Negara akan menjamin terpenuhinya kebutuhan pokok setiap warga negara secara menyeluruh mulai sandang, papan dan pangan dengan mekanisme yang telah ditetapkan oleh syariat. Maka negara sebagai penjamin terpenuhinya kebutuhan pokok rakyat maka seharusnya negaralah yang memfasilitasi perumahan bagi rakyat bukan dengan memungut iuran wajib dari rakyat.
Maka agar rakyat mampu memiliki rumah negara harus memastikan terbukanya lapangan kerja yang luas bagi rakyat. Meskipun tingkat pendapatan rakyat berbeda-beda sesuai kapasitasnya. Jika ada rakyat miskin yang sulit membeli rumah maka negara hadir sebagai penjamin pemenuhan kebutuhan pokok ini.

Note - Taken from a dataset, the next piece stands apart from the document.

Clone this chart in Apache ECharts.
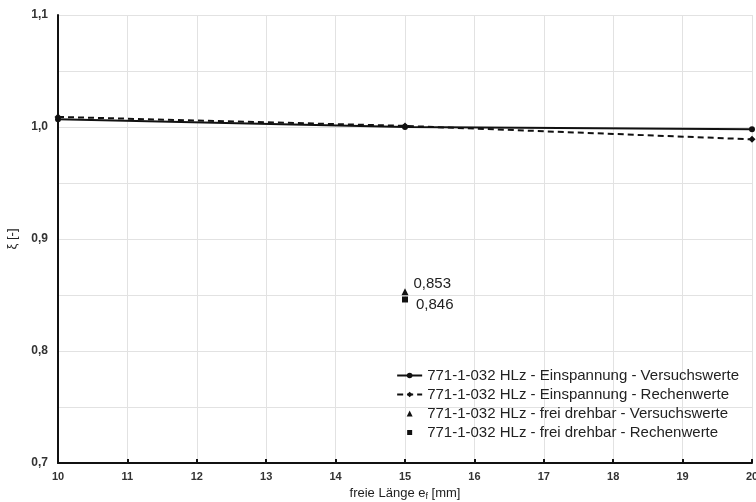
<!DOCTYPE html>
<html><head><meta charset="utf-8">
<script src="https://cdn.jsdelivr.net/npm/echarts@6/dist/echarts.min.js"></script>
<style>html,body{margin:0;padding:0;background:#fff}#c{width:756px;height:502px}</style>
</head><body><div id="c"></div>
<script>
const xEinspannung = [10, 15, 20];
const einspannungVersuch = [1.007, 1.000, 0.998];
const einspannungRechen = [1.009, 1.001, 0.989];
const xFrei = [15];
const freiVersuch = [0.853];
const freiRechen = [0.846];
const seriesNames = [
  '771-1-032 HLz - Einspannung - Versuchswerte',
  '771-1-032 HLz - Einspannung - Rechenwerte',
  '771-1-032 HLz - frei drehbar - Versuchswerte',
  '771-1-032 HLz - frei drehbar - Rechenwerte'
];
const pairs = (xs, ys) => xs.map((x, i) => [x, ys[i]]);
const fmt = v => v.toFixed(3).replace('.', ',');
const chart = echarts.init(document.getElementById('c'));
const font = 'Liberation Sans, Arial, sans-serif';
const triIcon = 'path://M0,0M25,7M9.5,6.5L12.5,0.5L15.5,6.5Z';
const sqIcon = 'path://M0,0M25,7M10,1L15,1L15,6L10,6Z';
chart.setOption({
  backgroundColor: '#fff',
  animation: false,
  textStyle: { fontFamily: font },
  grid: { left: 58, right: 4, top: 15, bottom: 39, containLabel: false, outerBoundsMode: 'none' },
  xAxis: {
    type: 'value', min: 10, max: 20, interval: 1,
    name: '{a|freie Länge e}{s|f}{a| [mm]}',
    nameLocation: 'middle', nameGap: 21,
    nameTextStyle: { rich: { a: { fontSize: 13, color: '#222', fontFamily: font }, s: { fontSize: 9, color: '#222', verticalAlign: 'bottom', padding: [7,0,0,0], fontFamily: font } } },
    axisLine: { lineStyle: { color: '#111', width: 2 } },
    axisTick: { inside: true, length: 4, lineStyle: { color: '#111', width: 2 } },
    axisLabel: { color: '#333', fontSize: 11, fontWeight: 'bold', margin: 8, fontFamily: font },
    splitLine: { show: true, lineStyle: { color: '#e2e2e2', width: 1 } }
  },
  yAxis: {
    type: 'value', min: 0.7, max: 1.1, interval: 0.05,
    name: 'ξ [-]', nameLocation: 'middle', nameGap: 39, nameRotate: 90,
    nameTextStyle: { fontSize: 13, color: '#222', fontFamily: font },
    axisLine: { show: true, lineStyle: { color: '#111', width: 2 } },
    axisTick: { show: false },
    axisLabel: {
      color: '#333', fontSize: 12, fontWeight: 'bold', margin: 10, fontFamily: font,
      formatter: v => Math.abs(v * 10 - Math.round(v * 10)) < 1e-6 ? v.toFixed(1).replace('.', ',') : ''
    },
    splitLine: { show: true, lineStyle: { color: '#e2e2e2', width: 1 } }
  },
  legend: {
    orient: 'vertical', right: 12, top: 363, itemGap: 4, itemWidth: 25, itemHeight: 7,
    textStyle: { fontSize: 15, color: '#222', fontFamily: font },
    data: [
      { name: seriesNames[0] },
      { name: seriesNames[1] },
      { name: seriesNames[2], icon: triIcon },
      { name: seriesNames[3], icon: sqIcon }
    ]
  },
  series: [
    { name: seriesNames[0], type: 'line', data: pairs(xEinspannung, einspannungVersuch),
      symbol: 'circle', symbolSize: 6, itemStyle: { color: '#111' }, lineStyle: { color: '#111', width: 2 } },
    { name: seriesNames[1], type: 'line', data: pairs(xEinspannung, einspannungRechen),
      symbol: 'diamond', symbolSize: 7, itemStyle: { color: '#111' }, lineStyle: { color: '#111', width: 2, type: [6, 4] } },
    { name: seriesNames[2], type: 'scatter', data: pairs(xFrei, freiVersuch),
      symbol: 'triangle', symbolSize: 7, itemStyle: { color: '#111', opacity: 1 },
      label: { show: true, position: 'right', offset: [0, -8], formatter: p => fmt(p.value[1]), color: '#222', fontSize: 15, fontFamily: font } },
    { name: seriesNames[3], type: 'scatter', data: pairs(xFrei, freiRechen),
      symbol: 'rect', symbolSize: 6, itemStyle: { color: '#111', opacity: 1 },
      label: { show: true, position: 'right', offset: [3, 5], formatter: p => fmt(p.value[1]), color: '#222', fontSize: 15, fontFamily: font } }
  ]
});
</script></body></html>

Negara wajib menjalankan perannya dengan sebaik-baiknya dan tidak boleh dialihkan ke pihak swasta. Dalam Islam pembiayaan pembangunan perumahan rakyat miskin diambil dari Baitul Maal. Pengelolaan Baitul Maal berlandaskan pada syariat baik pemasukan maupun pengeluarannya. Dalam pembangunan maupun renovasi rumah untuk rakyat miskin pelaksanaannya langsung dilakukan oleh negara tidak boleh diserahkan kepada pihak swasta. Pihak swasta biasanya orientasinya mencari keuntungan.
Dalam Islam negara bisa membangun perumahan untuk rakyat miskin di lahan-lahan milik negara. Negara pun bisa memberikan tanah milik negara secara gratis untuk dibangun rumah selama bertujuan untuk kemaslahatan kaum muslimin. Inilah jaminan terpenuhinya perumahan bagi rakyat. Semua ini hanya akan terwujud dalam sistem Islam.